Figure 24 compares the effect of using decomposition methods to the effect of using weather variables on the MAPE results of VMD-LSTM, CEEMDAN-LSTM, and LSTM. From the figure, it can be seen that the VMD-LSTM model achieved the best forecasting accuracy for the Saudi datasets, while the CEEMDAN-LSTM model achieved the same for the Caracas and Toronto datasets. Therefore, it can be concluded that hybrid models with only WS lagged values achieved better results than the LSTM model with both weather variables and WS lagged values.

4.4. The FS of All Models

This section presents the FS of all forecasting models, which measure the improvement in forecasting compared to the persistence method. This metric (refer to Equation (6)) not only shows the feasibility of a proposed model for the same dataset but also helps to evaluate a model’s performance compared to other models developed using different datasets. The results presented in this section are for the forecasting models that were trained and tested using WS lagged features.

Figure 25 shows the FS of all models using the MAE metric for all six datasets. From the figure, it is noted that the highest FS values for the Saudi datasets were achieved by the VMD-LSTM model, and the worst are associated with the RFR model. For Caracas, only the three hybrid models achieved an improvement over the persistence method by 50%. For Toronto, the EMD-LSTM model and CEEMDAN-LSTM model attained 63% as the highest FS value, whereas the worst was 30%, associated with the CNN-LSTM model.

Figure 26 shows the FS of all models using the RMSE metric for all six datasets. From the figure, it is noted that the highest FS values for the Saudi datasets were achieved by the VMD-LSTM model, and the worst are associated with the RFR model. For Caracas, the CEEMDAN-LSTM model achieved the best FS of 67%. The remaining two hybrid models attained an FS equal to 56%, while other models could not improve the FS by more than 11%. For Toronto, the CEEMDAN-LSTM model attained 56% as the highest FS value, whereas the worst was 23%, associated with the CNN-LSTM and SVR models.

Figure 27 shows the FS of all models using the MAPE metric for all six datasets. From the figure, it is noted that the highest FS values for the Saudi datasets were achieved by the VMD-LSTM model, and the worst are associated with the RFR model. For Caracas, the CEEMDAN-LSTM model achieved the best FS equal to 57%. The remaining two hybrid models attained an FS equal to 48% and 44%, while most of the remaining models are worse than the persistence method. For Toronto, the CEEMDAN-LSTM model attained 62% as the highest FS value, whereas the worst was 31%, associated with the RFR model.

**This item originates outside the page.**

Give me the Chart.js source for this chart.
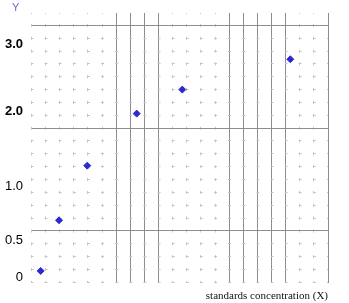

From the figures above, it can be concluded that the highest FS percentages of all metrics are achieved by hybrid models. The VMD-LSTM model is the best with the Saudi datasets, and the CEEMDAN-LSTM model is the best with the Caracas and Toronto datasets. Also, apart from the hybrid models for Caracas, other models are worse, equal to, or just slightly better than the persistence method. The significant correlation between WS and its last value in Caracas makes prediction with the persistence method easier and more accurate.

5. Conclusions

This paper presents a novel hybrid model combining VMD and LSTM, developed for next-hour wind speed prediction in hot desert climates like Saudi Arabia’s. Additionally, the paper demonstrates how DL models, both with and without exogenous variables, improve accuracy over ML models, offering insights into crucial data features for hot desert climates. Finally, the paper highlights the superior performance of hybrid models over single models, justifying their complexity and aiding in decisions regarding the accuracy–efficiency tradeoff. These objectives are achieved through the performance comparison of three hybrid models, six DL-based models, and four ML-based models, which cover several aspects, such as seasonality and using different features and decomposition methods. The proposed hybrid model of VMD and LSTM is not only suitable for Saudi Arabia; rather, it is applicable to locations with the same or similar climate. In fact, the results show that the VMD and LSTM model delivers better performance than all single models for the Caracas and Toronto datasets, which have totally different climates. The findings are summarized as follows:

• The best forecasting model for the Saudi locations, according to MAE, RMSE, MAPE, and FS, is the hybrid model of VMD and the LSTM model.
• The best forecasting model for Caracas and Toronto, according to MAE, RMSE, MAPE, and FS, is the hybrid model of CEEMDAN and the LSTM model.
• All DL-based models have similar performance, but complex structures like the LSTM-AE and CNN-LSTM models have higher errors.
• Using the last hour’s weather variables, besides the last values of WS, improved the forecasting results for all models. However, the hybrid models with decomposition methods achieved better forecasting results.
• If seasons do not affect the hourly average of WS at the data source location, forecasting results would not show large variance either. Here, it is unnecessary to partition the datasets according to seasons and train separate forecasters.

Future work will involve developing a DL-based auto-selective tool, similar to the approach in [86] for solar energy, to predict the best-performing DL model for wind energy forecasting. The datasets, sourced from the NSRDB website and spanning three years, were satellite-collected, highlighting the need for more extensive, ground-based data in future research. Testing the proposed model on datasets gathered from locations with similar climates and for different forecasting horizons, such as the next 6 h or the next day, is another future research direction. Also, the model might be tested for the prediction of solar radiation data, solar power and WP data, and other renewable energy datasets. In addition, more decomposition methods and different DL-based models might be tested and compared for prediction in the hot desert climate.